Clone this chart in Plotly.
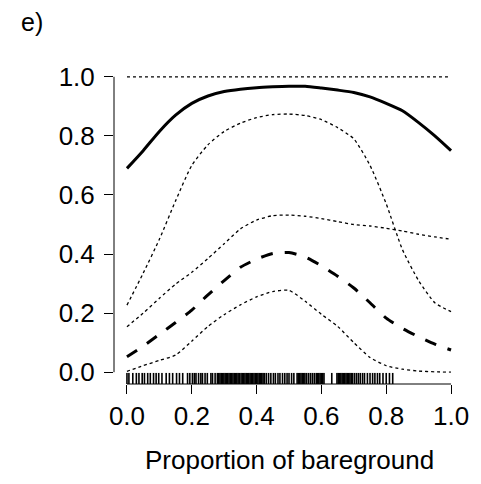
import plotly.graph_objects as go

# ---- data ----
x_grid = [0.0, 0.05, 0.1, 0.15, 0.2, 0.25, 0.3, 0.35, 0.4, 0.45, 0.5,
          0.55, 0.6, 0.65, 0.7, 0.75, 0.8, 0.85, 0.9, 0.95, 1.0]

upper_solid = [0.69, 0.75, 0.815, 0.87, 0.91, 0.935, 0.95, 0.958, 0.963, 0.966, 0.968,
               0.968, 0.962, 0.955, 0.947, 0.932, 0.91, 0.885, 0.845, 0.8, 0.75]
upper_ci = [0.227, 0.335, 0.45, 0.58, 0.70, 0.77, 0.815, 0.843, 0.862, 0.872, 0.874,
            0.869, 0.855, 0.828, 0.79, 0.70, 0.57, 0.415, 0.31, 0.235, 0.205]
middle_ci = [0.154, 0.20, 0.25, 0.298, 0.338, 0.385, 0.435, 0.485, 0.515, 0.53, 0.532,
             0.528, 0.52, 0.51, 0.50, 0.495, 0.487, 0.478, 0.467, 0.458, 0.45]
mean_dashed = [0.052, 0.088, 0.128, 0.168, 0.21, 0.262, 0.31, 0.355, 0.383, 0.402, 0.405,
               0.39, 0.36, 0.325, 0.285, 0.235, 0.183, 0.148, 0.12, 0.095, 0.075]
lower_ci = [0.003, 0.022, 0.04, 0.058, 0.105, 0.155, 0.195, 0.228, 0.255, 0.273, 0.277,
            0.24, 0.196, 0.155, 0.10, 0.05, 0.022, 0.01, 0.004, 0.001, 0.0]
ref_x = [0.0, 1.0]
ref_line = [1.0, 1.0]

rug = [0.0, 0.006, 0.018, 0.029, 0.037, 0.047, 0.054, 0.064, 0.072, 0.082, 0.09, 0.098,
       0.108, 0.121, 0.131, 0.141, 0.153, 0.162, 0.172, 0.187, 0.194, 0.202, 0.208,
       0.213, 0.221, 0.228, 0.233, 0.241, 0.248, 0.259, 0.264, 0.272, 0.279,
       0.283, 0.287, 0.291, 0.295, 0.299, 0.303, 0.307, 0.311, 0.315, 0.319, 0.323,
       0.327, 0.331, 0.335, 0.339, 0.343, 0.347,
       0.352, 0.356, 0.360, 0.364, 0.368, 0.372, 0.376, 0.380, 0.384, 0.388, 0.392,
       0.396, 0.400, 0.404, 0.408,
       0.412, 0.416, 0.420, 0.424, 0.430, 0.437, 0.444, 0.452, 0.458, 0.466, 0.472, 0.48,
       0.487, 0.494, 0.50, 0.508, 0.515,
       0.525, 0.529, 0.533, 0.537, 0.541, 0.545, 0.549, 0.554, 0.56, 0.566, 0.572,
       0.578, 0.584, 0.588, 0.592, 0.596, 0.600, 0.604, 0.608, 0.632,
       0.648, 0.652, 0.656, 0.660, 0.664, 0.668, 0.672, 0.676, 0.680, 0.684, 0.688,
       0.692, 0.696, 0.702, 0.708, 0.714, 0.72, 0.727, 0.733,
       0.742, 0.75, 0.758, 0.765, 0.773, 0.78, 0.79, 0.80, 0.81, 0.82]

tick_vals = [0.0, 0.2, 0.4, 0.6, 0.8, 1.0]
tick_text = ["0.0", "0.2", "0.4", "0.6", "0.8", "1.0"]
x_title = "Proportion of bareground"
panel_label = "e)"

FONT = "Liberation Sans, Arial, sans-serif"
dot = "3px,3px"

fig = go.Figure()
fig.add_trace(go.Scatter(x=ref_x, y=ref_line, mode="lines",
                         line=dict(color="black", width=1.3, dash=dot)))
fig.add_trace(go.Scatter(x=x_grid, y=upper_solid, mode="lines",
                         line=dict(color="black", width=3, shape="spline", smoothing=0.6)))
for series in (upper_ci, middle_ci, lower_ci):
    fig.add_trace(go.Scatter(x=x_grid, y=series, mode="lines",
                             line=dict(color="black", width=1.3, dash=dot,
                                       shape="spline", smoothing=0.6)))
fig.add_trace(go.Scatter(x=x_grid, y=mean_dashed, mode="lines",
                         line=dict(color="black", width=3, dash="12px,12px",
                                   shape="spline", smoothing=0.6)))

# rug
rx, ry = [], []
for v in rug:
    rx += [v, v, None]
    ry += [0, 1, None]
fig.add_trace(go.Scatter(x=rx, y=ry, mode="lines", yaxis="y2",
                         line=dict(color="black", width=1.6)))

axis_common = dict(
    range=[-0.04, 1.04], tickvals=tick_vals, ticktext=tick_text,
    ticks="outside", ticklen=9, tickwidth=1, tickcolor="black",
    showgrid=False, zeroline=False, showline=False,
    tickfont=dict(family=FONT, size=26, color="black"),
)

fig.update_layout(
    width=473, height=476,
    margin=dict(l=106, r=15, t=57, b=100),
    plot_bgcolor="white", paper_bgcolor="white",
    showlegend=False,
    xaxis=dict(**axis_common),
    yaxis=dict(**axis_common, ticklabelstandoff=4),
    yaxis2=dict(domain=[0, 0.035], range=[0, 1], visible=False, fixedrange=True),
    shapes=[
        dict(type="line", xref="paper", x0=0, x1=0, yref="y", y0=0, y1=1,
             line=dict(color="black", width=1)),
        dict(type="line", yref="paper", y0=0, y1=0, xref="x", x0=0, x1=1,
             line=dict(color="black", width=1)),
    ],
    annotations=[
        dict(text=x_title, xref="paper", yref="paper", x=0.5, y=-0.238,
             xanchor="center", yanchor="middle", showarrow=False,
             font=dict(family=FONT, size=26, color="black")),
        dict(text=panel_label, xref="paper", yref="paper", x=-0.233, y=1.135,
             xanchor="center", yanchor="middle", showarrow=False,
             font=dict(family=FONT, size=25, color="black")),
    ],
)

fig.write_html("out.html")
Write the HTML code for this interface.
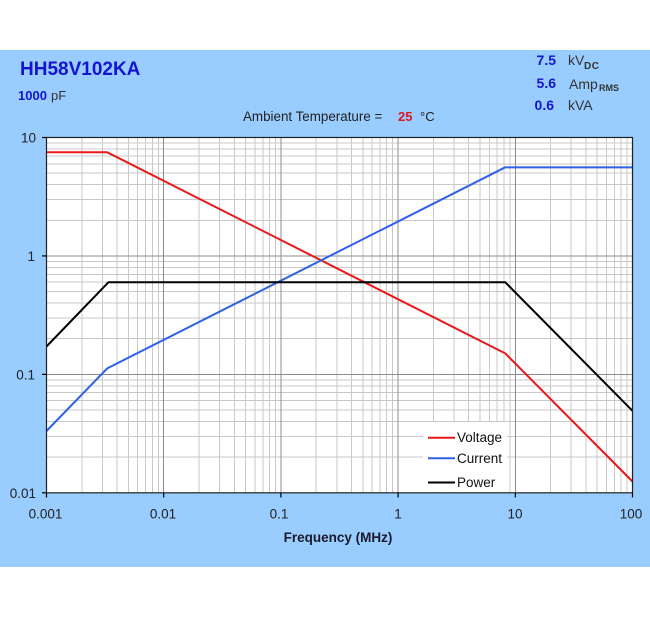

..............................

## Problem description
Locate all lines holding the word "this", then copy them out.

## Written solution
Clone this chart in Plotly.
Write the HTML code for this interface.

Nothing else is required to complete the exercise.